EXERCISE TASK
Repeat the lines below exactly as they appear, but leave out the images.

INFORMATION PROVIDED
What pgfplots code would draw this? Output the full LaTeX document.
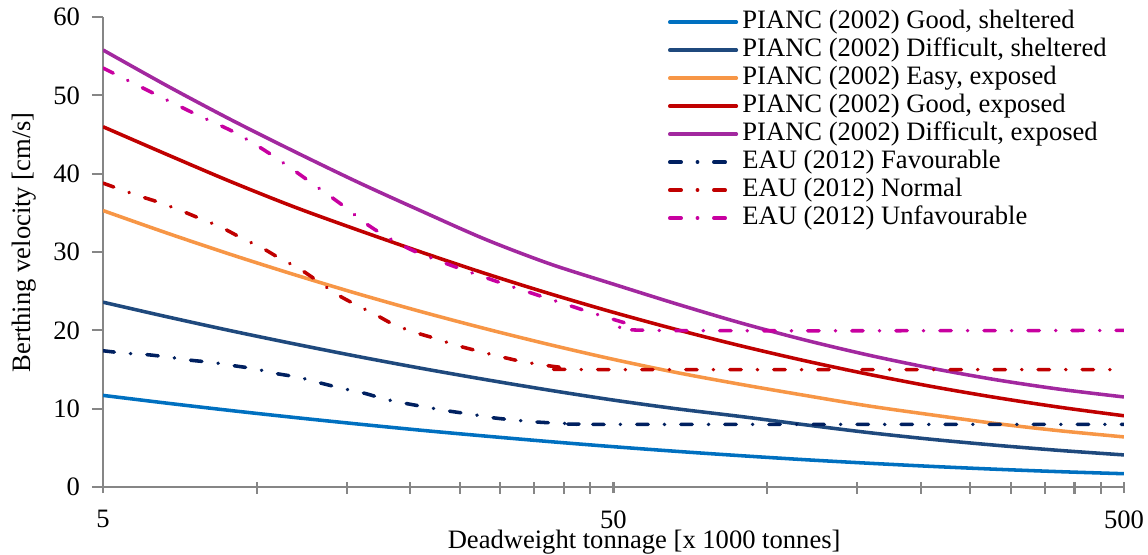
\documentclass[border=0pt]{standalone}
\usepackage{fontspec}
\setmainfont{Liberation Serif}
\usepackage{pgfplots}
\pgfplotsset{compat=1.18}
\definecolor{axisgray}{HTML}{868686}
\definecolor{cGS}{HTML}{0070C0}
\definecolor{cDS}{HTML}{1F497D}
\definecolor{cEE}{HTML}{F79646}
\definecolor{cGE}{HTML}{C00000}
\definecolor{cDE}{HTML}{A2289F}
\definecolor{cFav}{HTML}{002060}
\definecolor{cNor}{HTML}{C00000}
\definecolor{cUnf}{HTML}{C800A0}
\begin{document}
\fontsize{10.5}{12.6}\selectfont
\begin{tikzpicture}[font=\fontsize{10.5}{12.6}\selectfont]
\useasboundingbox (-40.7pt,-26.5pt) rectangle (412.8pt,192.4pt);
\begin{axis}[
  at={(0,0)}, anchor=south west,
  scale only axis, width=403.3pt, height=185.65pt,
  xmode=log, xmin=5, xmax=500, ymin=0, ymax=60,
  axis lines*=left,
  axis line style={draw=axisgray, line width=0.8pt},
  xtick={5,50,500}, xticklabels={5,50,500},
  minor xtick={10,15,20,25,30,35,40,45,100,150,200,250,300,350,400,450},
  ytick={0,10,20,30,40,50,60},
  tick align=outside,
  major tick length=4.4pt, minor tick length=4.6pt,
  x tick style={yshift=2.0pt},
  tick style={draw=axisgray, line width=0.8pt},
  /pgf/number format/assume math mode=true,
  xticklabel style={yshift=-1.2pt},
  yticklabel style={xshift=-1pt},
  xlabel={Deadweight tonnage [x 1000 tonnes]},
  ylabel={Berthing velocity [cm/s]},
  every axis x label/.style={at={(axis description cs:0.530,-0.1310)}, anchor=base},
  every axis y label/.style={at={(axis description cs:-0.0714,0.521)}, anchor=base, rotate=90},
  legend style={at={(axis description cs:0.5534,1.019)}, anchor=north west, draw=none, fill=none,
    inner sep=0pt, outer sep=0pt, row sep=0pt, column sep=1.4pt,
    nodes={inner sep=0.3pt, text height=7.8pt, text depth=2.66pt}},
  legend cell align=left,
  legend image code/.code={\draw[#1, line cap=round] (0.7pt,0pt) -- (27.0pt,0pt);},
  every axis plot/.append style={line width=1.4pt, line join=round, smooth},
  eau/.style={dash pattern=on 4.5pt off 6.4pt on 0.1pt off 6.4pt, line cap=round},
]
\addplot[cGS] coordinates {(5,11.7) (6.67,10.71) (8.89,9.77) (11.86,8.88) (15.81,8.04) (21.08,7.24) (28.12,6.50) (37.49,5.80) (50,5.15) (66.68,4.55) (88.91,4.00) (118.6,3.49) (158.1,3.04) (210.8,2.63) (281.2,2.27) (374.9,1.96) (500,1.7)};
\addlegendentry{PIANC (2002) Good, sheltered}
\addplot[cDS] coordinates {(5,23.6) (6.67,21.74) (8.89,19.96) (11.86,18.27) (15.81,16.66) (21.08,15.14) (28.12,13.71) (37.49,12.36) (50,11.1) (66.68,9.98) (88.91,9.0) (118.6,7.95) (158.1,6.95) (210.8,6.08) (281.2,5.33) (374.9,4.67) (500,4.1)};
\addlegendentry{PIANC (2002) Difficult, sheltered}
\addplot[cEE] coordinates {(5,35.3) (6.67,32.43) (8.89,29.70) (11.86,27.11) (15.81,24.66) (21.08,22.36) (28.12,20.20) (37.49,18.18) (50,16.3) (66.68,14.6) (88.91,13.1) (118.6,11.7) (158.1,10.35) (210.8,9.2) (281.2,8.1) (374.9,7.18) (500,6.4)};
\addlegendentry{PIANC (2002) Easy, exposed}
\addplot[cGE] coordinates {(5,46.0) (6.67,42.46) (8.89,39.0) (11.86,35.75) (15.81,32.8) (21.08,29.96) (28.12,27.24) (37.49,24.69) (50,22.3) (66.68,20.08) (88.91,18.02) (118.6,16.12) (158.1,14.39) (210.8,12.82) (281.2,11.42) (374.9,10.18) (500,9.1)};
\addlegendentry{PIANC (2002) Good, exposed}
\addplot[cDE] coordinates {(5,55.8) (6.67,51.24) (8.89,46.92) (11.86,42.83) (15.81,38.9) (21.08,35.2) (28.12,31.6) (37.49,28.5) (50,25.9) (66.68,23.35) (88.91,20.94) (118.6,18.77) (158.1,16.84) (210.8,15.15) (281.2,13.69) (374.9,12.48) (500,11.5)};
\addlegendentry{PIANC (2002) Difficult, exposed}
\addplot[cFav, eau] coordinates {(5,17.4) (5.5,17.1) (6.1,16.9) (6.7,16.6) (7.4,16.2) (8.2,15.9) (9.0,15.5) (9.9,15.1) (10.9,14.5) (12.1,14.0) (13.3,13.3) (14.7,12.6) (16.2,12.0) (17.9,11.2) (19.5,10.7) (21.5,10.2) (23.8,9.7) (26.3,9.3) (29.0,8.85) (32.0,8.55) (35.4,8.3) (39.0,8.15) (43.0,8.05) (47.6,8.0) (500,8.0)};
\addlegendentry{EAU (2012) Favourable}
\addplot[cNor, eau] coordinates {(5,38.8) (5.8,37.3) (6.4,36.4) (7.1,35.3) (7.8,34.2) (8.5,33.2) (9.4,31.7) (10.2,30.6) (11.1,29.2) (12.1,27.9) (13.1,26.4) (14.2,24.8) (15.2,23.7) (17.1,22.0) (18.5,20.8) (20.3,19.8) (22.3,19.0) (24.6,18.1) (27.0,17.4) (29.8,16.7) (32.7,16.1) (36.2,15.6) (40.5,15.2) (44.3,15.0) (500,15.0)};
\addlegendentry{EAU (2012) Normal}
\addplot[cUnf, eau] coordinates {(5,53.5) (6.4,50.0) (7.6,47.6) (9.1,45.2) (10.7,42.4) (12.7,39.0) (15.0,35.6) (16.0,34.1) (17.4,32.5) (19.1,31.0) (20.9,29.8) (25.0,27.9) (30.3,26.0) (36.3,24.3) (44.1,22.5) (48.3,21.7) (53.7,20.8) (60,20.0) (500,20.0)};
\addlegendentry{EAU (2012) Unfavourable}
\end{axis}
\end{tikzpicture}
\end{document}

OUTPUT OF THE TASK
What pgfplots code would draw this? Output the full LaTeX document.
\documentclass[border=0pt]{standalone}
\usepackage{fontspec}
\setmainfont{Liberation Serif}
\usepackage{pgfplots}
\pgfplotsset{compat=1.18}
\definecolor{axisgray}{HTML}{868686}
\definecolor{cGS}{HTML}{0070C0}
\definecolor{cDS}{HTML}{1F497D}
\definecolor{cEE}{HTML}{F79646}
\definecolor{cGE}{HTML}{C00000}
\definecolor{cDE}{HTML}{A2289F}
\definecolor{cFav}{HTML}{002060}
\definecolor{cNor}{HTML}{C00000}
\definecolor{cUnf}{HTML}{C800A0}
\begin{document}
\fontsize{10.5}{12.6}\selectfont
\begin{tikzpicture}[font=\fontsize{10.5}{12.6}\selectfont]
\useasboundingbox (-40.7pt,-26.5pt) rectangle (412.8pt,192.4pt);
\begin{axis}[
  at={(0,0)}, anchor=south west,
  scale only axis, width=403.3pt, height=185.65pt,
  xmode=log, xmin=5, xmax=500, ymin=0, ymax=60,
  axis lines*=left,
  axis line style={draw=axisgray, line width=0.8pt},
  xtick={5,50,500}, xticklabels={5,50,500},
  minor xtick={10,15,20,25,30,35,40,45,100,150,200,250,300,350,400,450},
  ytick={0,10,20,30,40,50,60},
  tick align=outside,
  major tick length=4.4pt, minor tick length=4.6pt,
  x tick style={yshift=2.0pt},
  tick style={draw=axisgray, line width=0.8pt},
  /pgf/number format/assume math mode=true,
  xticklabel style={yshift=-1.2pt},
  yticklabel style={xshift=-1pt},
  xlabel={Deadweight tonnage [x 1000 tonnes]},
  ylabel={Berthing velocity [cm/s]},
  every axis x label/.style={at={(axis description cs:0.530,-0.1310)}, anchor=base},
  every axis y label/.style={at={(axis description cs:-0.0714,0.521)}, anchor=base, rotate=90},
  legend style={at={(axis description cs:0.5534,1.019)}, anchor=north west, draw=none, fill=none,
    inner sep=0pt, outer sep=0pt, row sep=0pt, column sep=1.4pt,
    nodes={inner sep=0.3pt, text height=7.8pt, text depth=2.66pt}},
  legend cell align=left,
  legend image code/.code={\draw[#1, line cap=round] (0.7pt,0pt) -- (27.0pt,0pt);},
  every axis plot/.append style={line width=1.4pt, line join=round, smooth},
  eau/.style={dash pattern=on 4.5pt off 6.4pt on 0.1pt off 6.4pt, line cap=round},
]
\addplot[cGS] coordinates {(5,11.7) (6.67,10.71) (8.89,9.77) (11.86,8.88) (15.81,8.04) (21.08,7.24) (28.12,6.50) (37.49,5.80) (50,5.15) (66.68,4.55) (88.91,4.00) (118.6,3.49) (158.1,3.04) (210.8,2.63) (281.2,2.27) (374.9,1.96) (500,1.7)};
\addlegendentry{PIANC (2002) Good, sheltered}
\addplot[cDS] coordinates {(5,23.6) (6.67,21.74) (8.89,19.96) (11.86,18.27) (15.81,16.66) (21.08,15.14) (28.12,13.71) (37.49,12.36) (50,11.1) (66.68,9.98) (88.91,9.0) (118.6,7.95) (158.1,6.95) (210.8,6.08) (281.2,5.33) (374.9,4.67) (500,4.1)};
\addlegendentry{PIANC (2002) Difficult, sheltered}
\addplot[cEE] coordinates {(5,35.3) (6.67,32.43) (8.89,29.70) (11.86,27.11) (15.81,24.66) (21.08,22.36) (28.12,20.20) (37.49,18.18) (50,16.3) (66.68,14.6) (88.91,13.1) (118.6,11.7) (158.1,10.35) (210.8,9.2) (281.2,8.1) (374.9,7.18) (500,6.4)};
\addlegendentry{PIANC (2002) Easy, exposed}
\addplot[cGE] coordinates {(5,46.0) (6.67,42.46) (8.89,39.0) (11.86,35.75) (15.81,32.8) (21.08,29.96) (28.12,27.24) (37.49,24.69) (50,22.3) (66.68,20.08) (88.91,18.02) (118.6,16.12) (158.1,14.39) (210.8,12.82) (281.2,11.42) (374.9,10.18) (500,9.1)};
\addlegendentry{PIANC (2002) Good, exposed}
\addplot[cDE] coordinates {(5,55.8) (6.67,51.24) (8.89,46.92) (11.86,42.83) (15.81,38.9) (21.08,35.2) (28.12,31.6) (37.49,28.5) (50,25.9) (66.68,23.35) (88.91,20.94) (118.6,18.77) (158.1,16.84) (210.8,15.15) (281.2,13.69) (374.9,12.48) (500,11.5)};
\addlegendentry{PIANC (2002) Difficult, exposed}
\addplot[cFav, eau] coordinates {(5,17.4) (5.5,17.1) (6.1,16.9) (6.7,16.6) (7.4,16.2) (8.2,15.9) (9.0,15.5) (9.9,15.1) (10.9,14.5) (12.1,14.0) (13.3,13.3) (14.7,12.6) (16.2,12.0) (17.9,11.2) (19.5,10.7) (21.5,10.2) (23.8,9.7) (26.3,9.3) (29.0,8.85) (32.0,8.55) (35.4,8.3) (39.0,8.15) (43.0,8.05) (47.6,8.0) (500,8.0)};
\addlegendentry{EAU (2012) Favourable}
\addplot[cNor, eau] coordinates {(5,38.8) (5.8,37.3) (6.4,36.4) (7.1,35.3) (7.8,34.2) (8.5,33.2) (9.4,31.7) (10.2,30.6) (11.1,29.2) (12.1,27.9) (13.1,26.4) (14.2,24.8) (15.2,23.7) (17.1,22.0) (18.5,20.8) (20.3,19.8) (22.3,19.0) (24.6,18.1) (27.0,17.4) (29.8,16.7) (32.7,16.1) (36.2,15.6) (40.5,15.2) (44.3,15.0) (500,15.0)};
\addlegendentry{EAU (2012) Normal}
\addplot[cUnf, eau] coordinates {(5,53.5) (6.4,50.0) (7.6,47.6) (9.1,45.2) (10.7,42.4) (12.7,39.0) (15.0,35.6) (16.0,34.1) (17.4,32.5) (19.1,31.0) (20.9,29.8) (25.0,27.9) (30.3,26.0) (36.3,24.3) (44.1,22.5) (48.3,21.7) (53.7,20.8) (60,20.0) (500,20.0)};
\addlegendentry{EAU (2012) Unfavourable}
\end{axis}
\end{tikzpicture}
\end{document}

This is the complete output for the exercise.